Car le travail peut aussi être source de plaisir lorsque la reconnaissance existe : « Il suffit d'en connaître l'existence pour saisir le rôle majeur qu'elle joue dans le destin de la souffrance au travail et la possibilité de transformer la souffrance en plaisir. » (17) Le travail peut alors aider à surmonter ses propres difficultés personnelles, et cela plus facilement encore lorsque le collectif de travail reste à l'écoute et peut prévenir ces dysfonctionnements. « Le jeu du collectif est un moyen de contrôler les erreurs et surtout de les corriger collectivement avant qu'elles n'aient toutes les conséquences désastreuses qu'elles pourraient avoir. » (18)

Ainsi, certes, prendre en compte des sujets au sein des organisations de travail plus que des acteurs me semble indispensable.
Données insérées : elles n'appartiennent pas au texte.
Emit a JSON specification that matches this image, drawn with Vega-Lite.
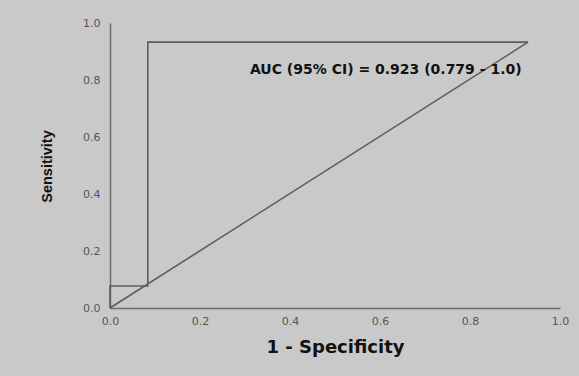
{
  "$schema": "https://vega.github.io/schema/vega-lite/v6.json",
  "autosize": "none",
  "width": 450,
  "height": 285,
  "padding": {"left": 110, "top": 23, "right": 19, "bottom": 68},
  "background": "#c9c9c9",
  "config": {
    "view": {"stroke": null},
    "font": "DejaVu Sans"
  },
  "datasets": {
    "roc": [
      {"fpr": 0.0, "tpr": 0.0, "order": 1, "series": "ROC"},
      {"fpr": 0.0, "tpr": 0.077, "order": 2, "series": "ROC"},
      {"fpr": 0.084, "tpr": 0.077, "order": 3, "series": "ROC"},
      {"fpr": 0.084, "tpr": 0.933, "order": 4, "series": "ROC"},
      {"fpr": 0.929, "tpr": 0.933, "order": 5, "series": "ROC"},
      {"fpr": 0.0, "tpr": 0.0, "order": 1, "series": "Reference"},
      {"fpr": 0.929, "tpr": 0.933, "order": 2, "series": "Reference"}
    ],
    "label": [
      {"fpr": 0.311, "tpr": 0.835, "text": "AUC (95% CI) = 0.923 (0.779 - 1.0)"}
    ]
  },
  "layer": [
    {
      "data": {"name": "roc"},
      "mark": {"type": "line", "color": "#5e5e5e", "strokeWidth": 1.6},
      "encoding": {
        "x": {
          "field": "fpr", "type": "quantitative",
          "scale": {"domain": [0, 1], "nice": false},
          "axis": {
            "title": "1 - Specificity",
            "values": [0, 0.2, 0.4, 0.6, 0.8, 1.0],
            "format": ".1f",
            "grid": false, "ticks": false,
            "domainColor": "#6e6e6e", "domainWidth": 1.5,
            "labelColor": "#555555", "labelFontSize": 11, "labelPadding": 7,
            "labelFlush": false,
            "titleFontSize": 18, "titleFontWeight": "bold", "titleColor": "#111111",
            "titleBaseline": "middle", "titleY": 39, "titleX": 225
          }
        },
        "y": {
          "field": "tpr", "type": "quantitative",
          "scale": {"domain": [0, 1], "nice": false},
          "axis": {
            "title": "Sensitivity",
            "values": [0, 0.2, 0.4, 0.6, 0.8, 1.0],
            "format": ".1f",
            "grid": false, "ticks": false,
            "domainColor": "#6e6e6e", "domainWidth": 1.5,
            "labelColor": "#555555", "labelFontSize": 11, "labelPadding": 10,
            "labelFlush": false,
            "titleFont": "Liberation Sans",
            "titleFontSize": 14.5, "titleFontWeight": "bold", "titleColor": "#111111",
            "titleAngle": -90, "titleAlign": "center", "titleBaseline": "middle",
            "titleX": -63, "titleY": 143
          }
        },
        "detail": {"field": "series"},
        "order": {"field": "order", "type": "quantitative"}
      }
    },
    {
      "data": {"name": "label"},
      "mark": {"type": "text", "align": "left", "baseline": "middle", "fontWeight": "bold", "fontSize": 14, "color": "#111111", "font": "DejaVu Sans"},
      "encoding": {
        "x": {"field": "fpr", "type": "quantitative"},
        "y": {"field": "tpr", "type": "quantitative"},
        "text": {"field": "text"}
      }
    }
  ]
}
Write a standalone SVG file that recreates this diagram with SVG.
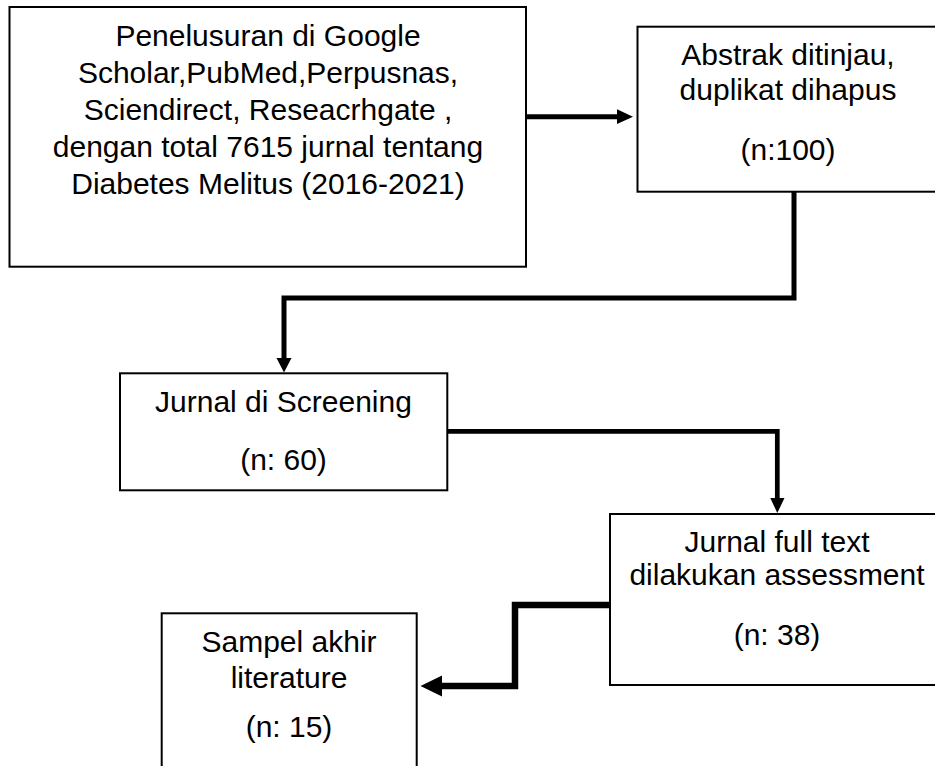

Mais il ne faut pourtant pas perdre de vue que ces individualités font partie d'un collectif, essentiel dans la prévention des dysfonctionnements. Car laisser sa vie privée au vestiaire semble complètement utopique dans la mesure où l'individu – le professionnel et la personne en dehors de l'organisation – n'est qu'un. Le terme individu a « aujourd'hui essentiellement pour fonction d'exprimer que toute personne humaine, dans toutes les parties du monde, est ou doit être un être autonome qui commande sa propre vie, et en même temps que toute personne humaine est à certains égards différente de toutes les autres, ou peut-être, là encore, qu'elle devrait l'être » (19).

1 Didier Pourquery, « Juste un mot... Blurring », M, le magazine du Monde, 1er novembre 2013.

2 Ibid.

3 Blanche Le Bihan-Youinou et Claude Martin (dir.), Concilier vie familiale et vie professionnelle en Europe, Rennes, Presses de l'EHSESP, 2008, p. 10.

4 Preventica, « Une étude sur les conditions de travail à l'hôpital public », 2011 (consulter sur : https://bit.ly/2LD0DwX).

5 Michel Crozier et Erhard Friedberg, L'acteur et le système, les contraintes de l'action collective, Paris, Éditions du Seuil, 1977, p. 29-30.

6 Philippe Bernoux, Un travail à soi, Paris, Privat, 1981, p. 25.

7 Ibid., p. 38.

8 Marie-Anne Dujarier, L'idéal au travail, Paris, PUF – Le Monde, 2006, p. 44.

9 Ibid., p. 45.

10 Christophe Dejours, Souffrance en France, la banalisation de l'injustice sociale, Paris, Éditions du Seuil, 1998, p. 30.

11 Yves Lichtenberger, « Sens et valeur du travail », Esprit – Exister au travail, Éditions Esprit, octobre 2011, p. 97.

12 Ibid., p. 90.

13 Walter Hesbeen, Cadre de proximité. Un métier au cœur du soin. Penser une éthique du quotidien des soins, Issy-les-Moulineaux, Elsevier-Masson, 2011, p. 111.

14 Yves Lichtenberger, op. cit., p. 89.

15 Ibid.

16 Marie-Anne Dujarier, « Une analyse sociologique des discours sur la souffrance au travail », in John Cultiaux et Thomas Périlleux (dir.), Destins politiques de la souffrance – Intervention sociale, justice, travail, Toulouse, Érès, 2009, p. 120.

17 Christophe Dejours, op. cit., p. 37.

18 Christophe Dejours, in « La Grande Table, 2e partie », entretien avec Antoine Mercier et Raphaël Bourgeois, France Culture, 1er janvier 2014.

19 Norbert Élias, La société des individus, Éditions Fayard, 1991, p. 208.